El odio cumple otra función clave: desactiva la posibilidad de resistencia. Un pueblo dividido es un pueblo más fácil de colonizar. Carbone sostiene que cuanto más debilitado esté el lazo social, más colonizables nos volvemos. Y eso parece estar ocurriendo. Mientras discutimos entre pobres si el otro merece o no una ayuda social, se entregan los recursos naturales a empresas extranjeras. Mientras se acusa a un docente de ser un parásito, se desfinancia la universidad que educa a millones. Mientras se ridiculiza la ciencia pública, se firman contratos que hipotecan el agua, el litio y los bosques. La verdadera batalla no es cultural, es material: se decide quién será dueño del futuro y quién quedará al margen.

Pero esta lógica necesita un territorio experimental, un espacio donde se pueda probar qué sucede cuando todo se privatiza. Argentina se ha convertido en ese laboratorio, un país observado para verificar si es posible destruir lo común sin que se produzca un estallido inmediato. Se experimenta con un pueblo que vota entre el hartazgo y la esperanza, que cree que dinamitarlo todo puede ser una forma de renacer. No advierte que los efectos no serán solo económicos, sino también culturales y espirituales. Porque cuando se destruye lo público, no solo se pierde educación o salud: se pierde identidad, historia, pertenencia. Se pierde la noción de que hay cosas que no se compran ni se venden.

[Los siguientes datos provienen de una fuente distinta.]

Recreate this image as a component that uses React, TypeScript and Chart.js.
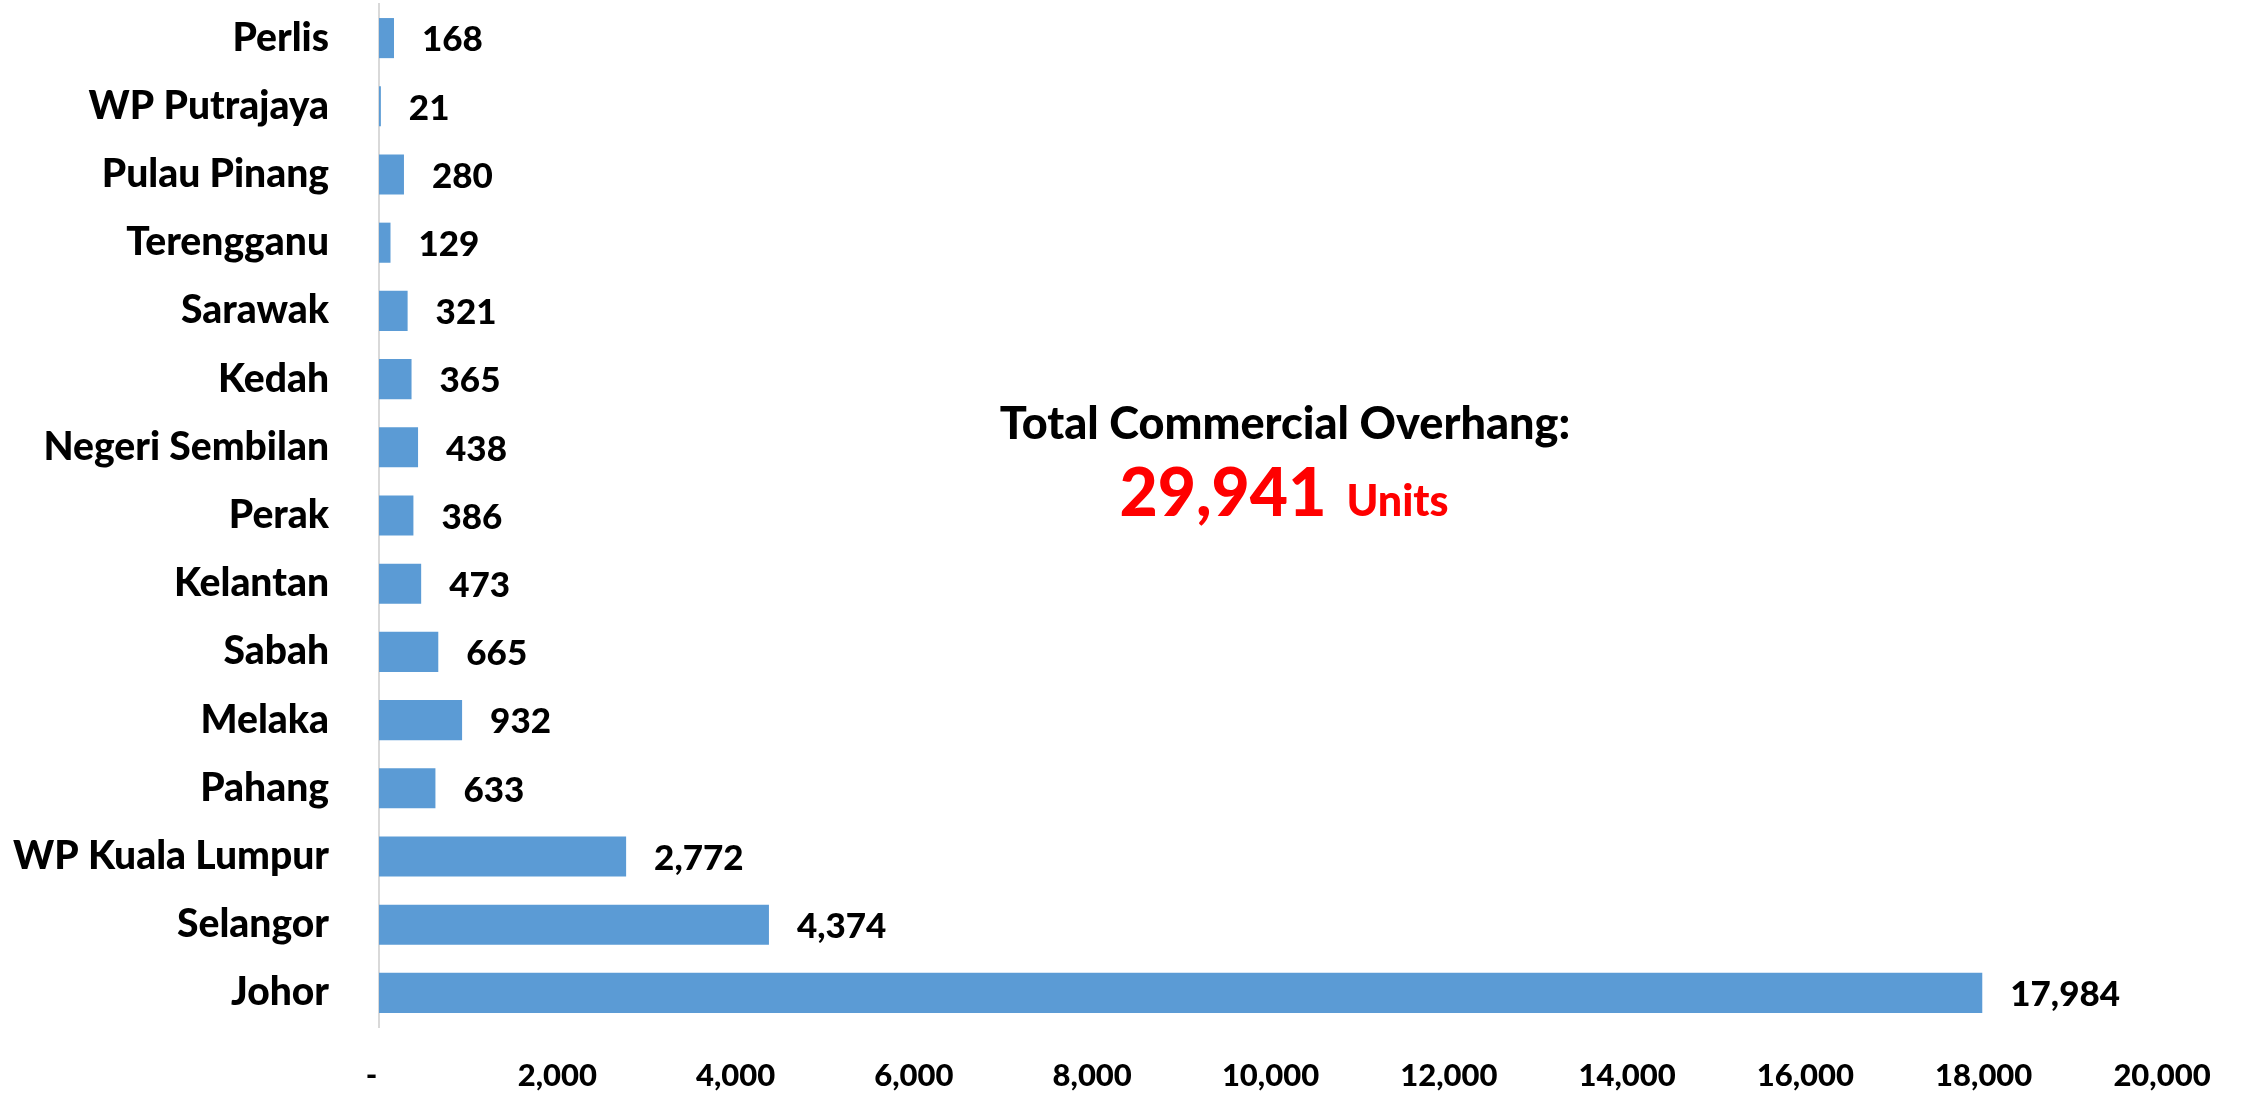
import React, { useEffect, useRef } from "react";
import { Chart, registerables } from "chart.js";

Chart.register(...registerables);

const categories = [
  "Perlis",
  "WP Putrajaya",
  "Pulau Pinang",
  "Terengganu",
  "Sarawak",
  "Kedah",
  "Negeri Sembilan",
  "Perak",
  "Kelantan",
  "Sabah",
  "Melaka",
  "Pahang",
  "WP Kuala Lumpur",
  "Selangor",
  "Johor",
];

const overhangUnits = [168, 21, 280, 129, 321, 365, 438, 386, 473, 665, 932, 633, 2772, 4374, 17984];

const xTicks = [0, 2000, 4000, 6000, 8000, 10000, 12000, 14000, 16000, 18000, 20000];

const totalTitle = "Total Commercial Overhang:";
const totalValue = "29,941";
const totalUnit = "Units";

const FONT = "Lato, 'Open Sans', sans-serif";
const W = "900";

const fmt = (v: number) => (v === 0 ? "-  " : v.toLocaleString("en-US"));

export default function App() {
  const ref = useRef<HTMLCanvasElement | null>(null);

  useEffect(() => {
    document.body.style.margin = "0";
    document.body.style.overflow = "hidden";
    const canvas = ref.current;
    if (!canvas) return;

    const labelPlugin = {
      id: "valueLabels",
      afterDatasetsDraw(chart: any) {
        const ctx = chart.ctx;
        const meta = chart.getDatasetMeta(0);
        ctx.save();
        ctx.font = `${W} 35px ${FONT}`;
        ctx.fillStyle = "#000000";
        ctx.textAlign = "left";
        ctx.textBaseline = "middle";
        meta.data.forEach((bar: any, i: number) => {
          const v = chart.data.datasets[0].data[i] as number;
          ctx.fillText(v.toLocaleString("en-US"), bar.x + 28, bar.y + 2);
        });
        ctx.restore();
      },
      afterDraw(chart: any) {
        const ctx = chart.ctx;
        ctx.save();
        ctx.textBaseline = "alphabetic";
        ctx.textAlign = "center";
        ctx.fillStyle = "#000000";
        ctx.font = `${W} 45px ${FONT}`;
        ctx.fillText(totalTitle, 1285, 439);
        ctx.font = `${W} 66px ${FONT}`;
        const w1 = ctx.measureText(totalValue).width;
        ctx.font = `${W} 43px ${FONT}`;
        const w2 = ctx.measureText(totalUnit).width;
        const gap = 20;
        const total = w1 + gap + w2;
        const startX = 1284 - total / 2;
        ctx.textAlign = "left";
        ctx.fillStyle = "#FF0000";
        ctx.font = `${W} 66px ${FONT}`;
        ctx.fillText(totalValue, startX, 516);
        ctx.font = `${W} 43px ${FONT}`;
        ctx.fillText(totalUnit, startX + w1 + gap, 516);
        ctx.restore();
      },
    };

    const chart = new Chart(canvas, {
      type: "bar",
      data: {
        labels: categories,
        datasets: [
          {
            data: overhangUnits,
            backgroundColor: "#5B9BD5",
            borderWidth: 0,
            barPercentage: 0.588,
            categoryPercentage: 1,
          },
        ],
      },
      options: {
        indexAxis: "y",
        responsive: false,
        animation: false,
        layout: { padding: { top: 4, right: 79, left: 0, bottom: 0 } },
        plugins: {
          legend: { display: false },
          tooltip: { enabled: false },
        },
        scales: {
          x: {
            min: 0,
            max: 20000,
            afterBuildTicks: (scale: any) => {
              scale.ticks = xTicks.map((v) => ({ value: v }));
            },
            afterFit: (scale: any) => {
              scale.height = 67;
              scale.paddingLeft = 0;
              scale.paddingRight = 0;
            },
            grid: { display: false, drawTicks: false },
            border: { display: false },
            ticks: {
              padding: 30,
              maxRotation: 0,
              autoSkip: false,
              color: "#000000",
              font: { family: FONT, size: 31, weight: W },
              callback: (v: any) => fmt(Number(v)),
            },
          },
          y: {
            afterFit: (scale: any) => {
              scale.width = 379;
              scale.paddingTop = 0;
              scale.paddingBottom = 0;
            },
            grid: { display: false, drawTicks: false },
            border: { display: true, color: "#D9D9D9", width: 2 },
            ticks: {
              padding: 50,
              autoSkip: false,
              color: "#000000",
              font: { family: FONT, size: 39, weight: W },
            },
          },
        },
      },
      plugins: [labelPlugin],
    } as any);

    return () => chart.destroy();
  }, []);

  return (
    <div style={{ position: "absolute", left: 0, top: 0, width: 2241, height: 1094, background: "#ffffff" }}>
      <canvas ref={ref} width={2241} height={1094} style={{ width: 2241, height: 1094, display: "block" }} />
    </div>
  );
}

El capitalismo financiero y tecnológico no busca solo recursos, busca subjetividades. Necesita individuos aislados, conectados solo por pantallas y deudas. Necesita que el otro sea un obstáculo y no un hermano. Necesita que la patria sea una empresa y no una comunidad. Y necesita que aceptemos que la única verdad es el mercado, que la vida es una guerra y no un derecho, que la justicia es un costo y no un valor, que el Estado no debe cuidar sino retirarse, que el futuro ya no se construye, se alquila.

Frente a todo esto, Carbone no propone nostalgia. No idealiza un Estado perfecto que nunca existió. Advierte que hay una lucha por lo común. Y que esa lucha no se libra solo en elecciones, sino en cada gesto cotidiano: en no aceptar que el odio sea el lenguaje de lo público, en no permitir que la miseria se vuelva paisaje, en defender la escuela aunque no tengas hijos, el hospital aunque no estés enfermo, la universidad aunque no hayas pasado por sus aulas. En recordar que lo común no es caridad: es derecho. Y que un pueblo sin lo común se convierte en tierra de nadie.

El final no puede ser cómodo, porque lo incómodo es lo que obliga a pensar. Entonces la pregunta es directa: ¿vamos a seguir entregando lo público a cambio de una falsa promesa de libertad individual? ¿Vamos a aceptar que la patria se transforme en un negocio donde el que no compra no existe? ¿Vamos a callar mientras el odio vacía lo que generaciones construyeron con esfuerzo y solidaridad? Tal vez todavía haya tiempo. O tal vez no. Pero si elegimos el silencio, si miramos para otro lado, entonces no podremos decir que no sabíamos. Sí sabíamos. Y aun así elegimos no hacer nada. Y ahí, en ese acto de resignación, empieza la verdadera derrota de un pueblo.